Friday, August 04, 2006 by: NewsTarget
Tags: health news, Natural News, nutrition
More companies are offering employees the on-site pleasures of massage and yoga, not just to make their staff happy but to be competitive and even boost the bottom line.
Such programs, once the provenance of nontraditional companies but now popular in bastions of business, help retain employees in a job market where they might easily leave to work for a competitor, companies say.
"We have to do whatever we can to keep our employees happy. There's a lot of competition right now in our industry," said Tracy Cote, head of human resources at San Francisco-based Organic Inc., a digital marketing agency that is part of Omnicom Group Inc..
"There's been an upswing in the market in the past 12 months. Business is better for us, but business also is better for our competitors," she said. "It's all about recruiting and retaining."
Organic first offered on-site massage once a month and, due to demand, increased to twice a month.
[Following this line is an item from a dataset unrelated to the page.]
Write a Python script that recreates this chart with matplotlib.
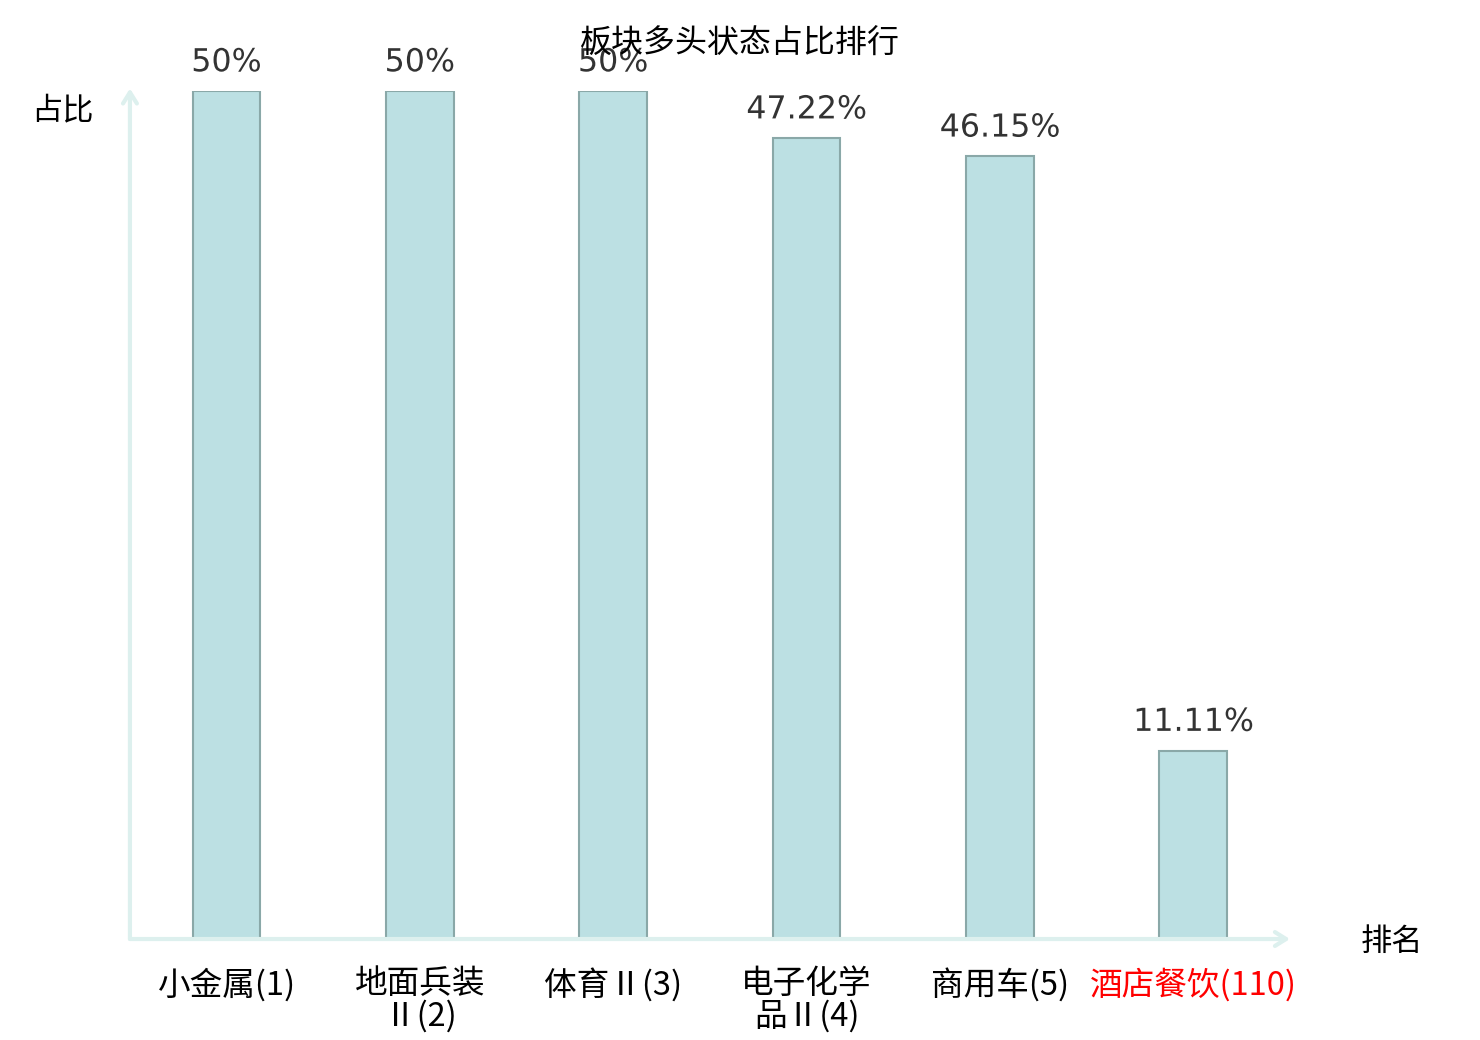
import matplotlib.pyplot as plt
import matplotlib.patheffects as pe

plt.rcParams['font.family'] = ['Noto Sans CJK SC', 'DejaVu Sans']

# data
sectors = ['小金属(1)', '地面兵装\nⅡ(2)', '体育Ⅱ(3)', '电子化学\n品Ⅱ(4)', '商用车(5)', '酒店餐饮(110)']
ratios = [50, 50, 50, 47.22, 46.15, 11.11]
ratio_labels = ['50%', '50%', '50%', '47.22%', '46.15%', '11.11%']
label_colors = ['black', 'black', 'black', 'black', 'black', 'red']

fig = plt.figure(figsize=(14.8, 10.4), dpi=100)
ax = fig.add_axes([0.0878, 0.0971, 0.7838, 0.8154])

x = list(range(len(sectors)))
ax.bar(x, ratios, width=0.35, color='#bce0e3', edgecolor='#8aa8a8', linewidth=1.5)

for i, v in enumerate(ratios):
    ax.text(i, v + 0.75, ratio_labels[i], ha='center', va='bottom', fontsize=22.8,
            color='#333333', family='DejaVu Sans',
            path_effects=[pe.withStroke(linewidth=3, foreground='white')])

ax.set_xlim(-0.5, 5.5)
ax.set_ylim(0, 50)
for s in ax.spines.values():
    s.set_visible(False)
ax.set_yticks([])
ax.set_xticks(x)
ax.set_xticklabels(sectors, fontsize=23.5, linespacing=0.98)
ax.tick_params(axis='x', length=0, pad=21)
for lbl, c in zip(ax.get_xticklabels(), label_colors):
    lbl.set_color(c)

# axis lines with arrows
axis_col = '#ddf0ee'
ax.annotate('', xy=(1.0, 0), xycoords='axes fraction', xytext=(0, 0),
            arrowprops=dict(arrowstyle='->,head_length=0.8,head_width=0.5', color=axis_col, lw=3,
                            shrinkA=0, shrinkB=0), annotation_clip=False)
ax.annotate('', xy=(0, 1.003), xycoords='axes fraction', xytext=(0, 0),
            arrowprops=dict(arrowstyle='->,head_length=0.8,head_width=0.5', color=axis_col, lw=3,
                            shrinkA=0, shrinkB=0), annotation_clip=False)

fig.text(0.5, 0.958, '板块多头状态占比排行', ha='center', va='center', fontsize=23)
fig.text(0.0425, 0.894, '占比', ha='center', va='center', fontsize=22.5)
fig.text(0.9405, 0.094, '排名', ha='center', va='center', fontsize=22.5)

fig.savefig('out.png', dpi=100)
Now it's grown so popular the company is considering offering it every week.
In a sign of their appeal, programs such as on-site massage -- when a company may hire a licensed masseuse to set up shop in a spare room -- typically show up as desirable factors in lists of the best U.S. places to work.
Companies are digging deeper into their pockets to pay for such benefits, said Meredith Stern, a partner at Infinite Massage in San Francisco.
ADDED PERK
"With the economy jumping up again, we have noticed that companies are adding this as a perk," she said. "They're trying to find ways to spend money on their employees to keep them, because it's harder to replace somebody."
A survey by Massage Therapy Journal found at most companies that offer massage, more than half added it in the last five years.
In or out of the workplace, some 47 million Americans got a massage in a 12-month period that ended last July, up by 2 million from the previous year, research shows.
"My argument is, you're going to do much better in terms of productivity if you allow your employees to get up and move around for a little bit, and it's better than smoking a cigarette or even having a cup of coffee," said Stern. "But I don't really have to make an argument these days."
In New York, a number of hedge funds offer employees massage or yoga during their workdays.
"It's wonderful, it's a stress reliever, it's good for employee morale," said a worker at one hedge fund.
Research shows massage can lower stress, tension and fatigue, and one study in the International Journal of Neuroscience showed people given massage therapy proved more alert and calculated math problems faster and more accurately.
Demand is on an upswing, said Michael Wald of Namaste New York, which offers anti-stress programs for offices.
"What I'm seeing is increased budgets," said Wald of his business clients. "Each year it has increased.
"I don't have a CEO saying, 'We made X amount of dollars more because of this. It's too hard to quantify," he added. "But morale and the atmosphere are better, and we're seeing a decrease in absenteeism as well as attrition."
At Organic, Cote compared the value of massage to an allegory about two people cutting down trees.
"One of them stops to sharpen their saw, and their tree is going to get cut down faster than the one who doesn't," she said. "That is true about the workplace."